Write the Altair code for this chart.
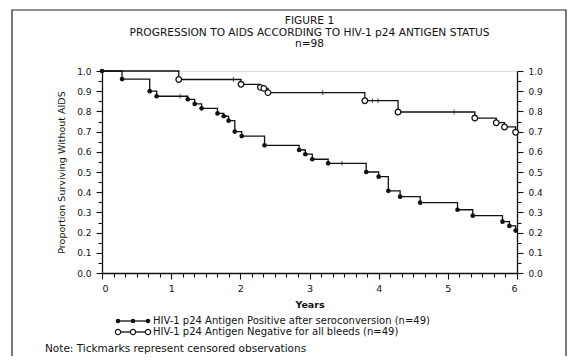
import altair as alt
import pandas as pd

# ---- data ----
POS = "HIV-1 p24 Antigen Positive after seroconversion (n=49)"
NEG = "HIV-1 p24 Antigen Negative for all bleeds (n=49)"

pos_time = [0, 0.29, 0.69, 0.79, 1.24, 1.34, 1.44, 1.67, 1.76, 1.83, 1.92, 2.02,
            2.35, 2.85, 2.94, 3.04, 3.27, 3.82, 4.00, 4.14, 4.31, 4.60, 5.14,
            5.36, 5.79, 5.89, 5.98]
pos_surv = [1.0, 0.96, 0.90, 0.875, 0.86, 0.837, 0.815, 0.79, 0.776, 0.754, 0.70,
            0.678, 0.632, 0.609, 0.588, 0.563, 0.543, 0.50, 0.477, 0.407, 0.378,
            0.348, 0.313, 0.284, 0.254, 0.233, 0.21]
pos_censored = [1.13, 3.47]

neg_time = [0, 1.11, 2.01, 2.29, 2.34, 2.40, 3.80, 4.28, 5.39, 5.70, 5.82, 5.98]
neg_surv = [1.0, 0.958, 0.934, 0.919, 0.914, 0.893, 0.853, 0.797, 0.767, 0.744,
            0.723, 0.697]
neg_censored = [1.90, 3.19, 3.91, 3.99, 5.09]

x_ticks = [i / 6 for i in range(37)]
y_ticks = [round(i * 0.05, 2) for i in range(21)]

title_lines = ["FIGURE 1", "PROGRESSION TO AIDS ACCORDING TO HIV-1 p24 ANTIGEN STATUS",
               "n=98"]
note_text = "Note: Tickmarks represent censored observations"

FONT = "DejaVu Sans"
INK = "#111111"


def surv_at(times, survs, t):
    s = survs[0]
    for ti, si in zip(times, survs):
        if ti <= t:
            s = si
    return s


pos_df = pd.DataFrame({"t": pos_time, "s": pos_surv, "g": POS})
neg_df = pd.DataFrame({"t": neg_time, "s": neg_surv, "g": NEG})
cens_df = pd.DataFrame(
    {"t": pos_censored + neg_censored,
     "s": [surv_at(pos_time, pos_surv, t) for t in pos_censored]
          + [surv_at(neg_time, neg_surv, t) for t in neg_censored]}
)

xscale = alt.Scale(domain=[0, 6], nice=False, zero=False)
yscale = alt.Scale(domain=[0, 1], nice=False)

x_major = "abs(datum.value - round(datum.value)) < 0.01"
y_major = "abs(datum.value * 10 - round(datum.value * 10)) < 0.01"

x_axis = alt.Axis(
    orient="bottom", values=x_ticks, title="Years",
    labelExpr=f"({x_major}) ? format(round(datum.value), 'd') : ''",
    tickSize={"condition": {"test": x_major, "value": 6}, "value": 4},
    titleFontWeight="bold", labelPadding=4, titlePadding=7, labelFontSize=9.5,
)


def y_axis(orient):
    return alt.Axis(
        orient=orient, values=y_ticks,
        title="Proportion Surviving Without AIDS" if orient == "left" else None,
        labelExpr=f"({y_major}) ? format(datum.value, '.1f') : ''",
        tickSize={"condition": {"test": y_major, "value": 6}, "value": 4},
        titleFontWeight="normal", labelPadding=5, titlePadding=10,
    )


def X():
    return alt.X("t:Q", scale=xscale, axis=x_axis)


def Y():
    return alt.Y("s:Q", scale=yscale, axis=y_axis("left"))


pos_line = alt.Chart(pos_df).mark_line(
    interpolate="step-after", color=INK, strokeWidth=1.3
).encode(x=X(), y=Y())
neg_line = alt.Chart(neg_df).mark_line(
    interpolate="step-after", color=INK, strokeWidth=1.3
).encode(x=X(), y=Y())
pos_pts = alt.Chart(pos_df).mark_point(
    filled=True, color=INK, size=22, opacity=1
).encode(x=X(), y=Y())
neg_pts = alt.Chart(neg_df[neg_df.t > 0]).mark_point(
    shape="circle", fill="white", stroke=INK, strokeWidth=1.3, size=32, opacity=1,
    filled=True,
).encode(x=X(), y=Y())
cens = alt.Chart(cens_df).mark_tick(
    orient="vertical", color=INK, size=5, thickness=1
).encode(x=X(), y=Y())

# invisible layer carrying the right axis
axes_right = alt.Chart(neg_df).mark_point(opacity=0).encode(
    y=alt.Y("s:Q", scale=yscale, axis=y_axis("right"))
)

one = pd.DataFrame({"a": [0]})

# frame around the figure
frame = alt.Chart(one).mark_rect(
    filled=False, stroke="#222222", strokeWidth=1.2
).encode(x=alt.value(-90), x2=alt.value(464), y=alt.value(-61), y2=alt.value(300))

# title lines
title_layers = [
    alt.Chart(one).mark_text(align="center", baseline="middle", font=FONT,
                             fontSize=10.6, color=INK, text=txt).encode(
        x=alt.value(207.5), y=alt.value(yy))
    for txt, yy in zip(title_lines, (-50, -38, -27))
]

# legend (key) glyphs and labels
legend_layers = []
for row_y, label, filled in [(250, POS, True), (261, NEG, False)]:
    legend_layers.append(
        alt.Chart(one).mark_rule(color=INK, strokeWidth=1.3).encode(
            x=alt.value(16), x2=alt.value(46), y=alt.value(row_y))
    )
    for px in (16, 31, 46):
        if filled:
            m = alt.Chart(one).mark_point(filled=True, color=INK, size=20, opacity=1)
        else:
            m = alt.Chart(one).mark_point(shape="circle", filled=True, fill="white",
                                          stroke=INK, strokeWidth=1.2, size=28,
                                          opacity=1)
        legend_layers.append(m.encode(x=alt.value(px), y=alt.value(row_y)))
    legend_layers.append(
        alt.Chart(one).mark_text(align="left", baseline="middle", font=FONT,
                                 fontSize=10, color=INK, text=label).encode(
            x=alt.value(51), y=alt.value(row_y))
    )

note = alt.Chart(one).mark_text(
    align="left", baseline="middle", font=FONT, fontSize=10.5, color=INK, text=note_text
).encode(x=alt.value(-57), y=alt.value(278))

inner = alt.layer(
    frame, pos_line, neg_line, cens, pos_pts, neg_pts, note,
    *title_layers, *legend_layers
)

chart = alt.layer(inner, axes_right).resolve_axis(y="independent").properties(
    width=415, height=202,
    autosize=alt.AutoSizeParams(type="none"),
    padding={"left": 94, "top": 63, "right": 50, "bottom": 83},
).configure_view(stroke=None).configure(background="white").configure_axis(
    grid=False, labelFont=FONT, titleFont=FONT, labelFontSize=9,
    titleFontSize=9.5, labelColor=INK, titleColor=INK, domainColor=INK,
    tickColor=INK, domainWidth=1.3, tickWidth=1.1, labelOverlap=False,
)

chart.save("out.html", embed_options={"renderer": "svg", "actions": False})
━━━━━━━━━━━━━━━━━━━━
→ What the exercise asks:
Every line above should be returned word for word, with the pictures left behind.

→ Answer to the exercise:
Write the Altair code for this chart.
import altair as alt
import pandas as pd

# ---- data ----
POS = "HIV-1 p24 Antigen Positive after seroconversion (n=49)"
NEG = "HIV-1 p24 Antigen Negative for all bleeds (n=49)"

pos_time = [0, 0.29, 0.69, 0.79, 1.24, 1.34, 1.44, 1.67, 1.76, 1.83, 1.92, 2.02,
            2.35, 2.85, 2.94, 3.04, 3.27, 3.82, 4.00, 4.14, 4.31, 4.60, 5.14,
            5.36, 5.79, 5.89, 5.98]
pos_surv = [1.0, 0.96, 0.90, 0.875, 0.86, 0.837, 0.815, 0.79, 0.776, 0.754, 0.70,
            0.678, 0.632, 0.609, 0.588, 0.563, 0.543, 0.50, 0.477, 0.407, 0.378,
            0.348, 0.313, 0.284, 0.254, 0.233, 0.21]
pos_censored = [1.13, 3.47]

neg_time = [0, 1.11, 2.01, 2.29, 2.34, 2.40, 3.80, 4.28, 5.39, 5.70, 5.82, 5.98]
neg_surv = [1.0, 0.958, 0.934, 0.919, 0.914, 0.893, 0.853, 0.797, 0.767, 0.744,
            0.723, 0.697]
neg_censored = [1.90, 3.19, 3.91, 3.99, 5.09]

x_ticks = [i / 6 for i in range(37)]
y_ticks = [round(i * 0.05, 2) for i in range(21)]

title_lines = ["FIGURE 1", "PROGRESSION TO AIDS ACCORDING TO HIV-1 p24 ANTIGEN STATUS",
               "n=98"]
note_text = "Note: Tickmarks represent censored observations"

FONT = "DejaVu Sans"
INK = "#111111"


def surv_at(times, survs, t):
    s = survs[0]
    for ti, si in zip(times, survs):
        if ti <= t:
            s = si
    return s


pos_df = pd.DataFrame({"t": pos_time, "s": pos_surv, "g": POS})
neg_df = pd.DataFrame({"t": neg_time, "s": neg_surv, "g": NEG})
cens_df = pd.DataFrame(
    {"t": pos_censored + neg_censored,
     "s": [surv_at(pos_time, pos_surv, t) for t in pos_censored]
          + [surv_at(neg_time, neg_surv, t) for t in neg_censored]}
)

xscale = alt.Scale(domain=[0, 6], nice=False, zero=False)
yscale = alt.Scale(domain=[0, 1], nice=False)

x_major = "abs(datum.value - round(datum.value)) < 0.01"
y_major = "abs(datum.value * 10 - round(datum.value * 10)) < 0.01"

x_axis = alt.Axis(
    orient="bottom", values=x_ticks, title="Years",
    labelExpr=f"({x_major}) ? format(round(datum.value), 'd') : ''",
    tickSize={"condition": {"test": x_major, "value": 6}, "value": 4},
    titleFontWeight="bold", labelPadding=4, titlePadding=7, labelFontSize=9.5,
)


def y_axis(orient):
    return alt.Axis(
        orient=orient, values=y_ticks,
        title="Proportion Surviving Without AIDS" if orient == "left" else None,
        labelExpr=f"({y_major}) ? format(datum.value, '.1f') : ''",
        tickSize={"condition": {"test": y_major, "value": 6}, "value": 4},
        titleFontWeight="normal", labelPadding=5, titlePadding=10,
    )


def X():
    return alt.X("t:Q", scale=xscale, axis=x_axis)


def Y():
    return alt.Y("s:Q", scale=yscale, axis=y_axis("left"))


pos_line = alt.Chart(pos_df).mark_line(
    interpolate="step-after", color=INK, strokeWidth=1.3
).encode(x=X(), y=Y())
neg_line = alt.Chart(neg_df).mark_line(
    interpolate="step-after", color=INK, strokeWidth=1.3
).encode(x=X(), y=Y())
pos_pts = alt.Chart(pos_df).mark_point(
    filled=True, color=INK, size=22, opacity=1
).encode(x=X(), y=Y())
neg_pts = alt.Chart(neg_df[neg_df.t > 0]).mark_point(
    shape="circle", fill="white", stroke=INK, strokeWidth=1.3, size=32, opacity=1,
    filled=True,
).encode(x=X(), y=Y())
cens = alt.Chart(cens_df).mark_tick(
    orient="vertical", color=INK, size=5, thickness=1
).encode(x=X(), y=Y())

# invisible layer carrying the right axis
axes_right = alt.Chart(neg_df).mark_point(opacity=0).encode(
    y=alt.Y("s:Q", scale=yscale, axis=y_axis("right"))
)

one = pd.DataFrame({"a": [0]})

# frame around the figure
frame = alt.Chart(one).mark_rect(
    filled=False, stroke="#222222", strokeWidth=1.2
).encode(x=alt.value(-90), x2=alt.value(464), y=alt.value(-61), y2=alt.value(300))

# title lines
title_layers = [
    alt.Chart(one).mark_text(align="center", baseline="middle", font=FONT,
                             fontSize=10.6, color=INK, text=txt).encode(
        x=alt.value(207.5), y=alt.value(yy))
    for txt, yy in zip(title_lines, (-50, -38, -27))
]

# legend (key) glyphs and labels
legend_layers = []
for row_y, label, filled in [(250, POS, True), (261, NEG, False)]:
    legend_layers.append(
        alt.Chart(one).mark_rule(color=INK, strokeWidth=1.3).encode(
            x=alt.value(16), x2=alt.value(46), y=alt.value(row_y))
    )
    for px in (16, 31, 46):
        if filled:
            m = alt.Chart(one).mark_point(filled=True, color=INK, size=20, opacity=1)
        else:
            m = alt.Chart(one).mark_point(shape="circle", filled=True, fill="white",
                                          stroke=INK, strokeWidth=1.2, size=28,
                                          opacity=1)
        legend_layers.append(m.encode(x=alt.value(px), y=alt.value(row_y)))
    legend_layers.append(
        alt.Chart(one).mark_text(align="left", baseline="middle", font=FONT,
                                 fontSize=10, color=INK, text=label).encode(
            x=alt.value(51), y=alt.value(row_y))
    )

note = alt.Chart(one).mark_text(
    align="left", baseline="middle", font=FONT, fontSize=10.5, color=INK, text=note_text
).encode(x=alt.value(-57), y=alt.value(278))

inner = alt.layer(
    frame, pos_line, neg_line, cens, pos_pts, neg_pts, note,
    *title_layers, *legend_layers
)

chart = alt.layer(inner, axes_right).resolve_axis(y="independent").properties(
    width=415, height=202,
    autosize=alt.AutoSizeParams(type="none"),
    padding={"left": 94, "top": 63, "right": 50, "bottom": 83},
).configure_view(stroke=None).configure(background="white").configure_axis(
    grid=False, labelFont=FONT, titleFont=FONT, labelFontSize=9,
    titleFontSize=9.5, labelColor=INK, titleColor=INK, domainColor=INK,
    tickColor=INK, domainWidth=1.3, tickWidth=1.1, labelOverlap=False,
)

chart.save("out.html", embed_options={"renderer": "svg", "actions": False})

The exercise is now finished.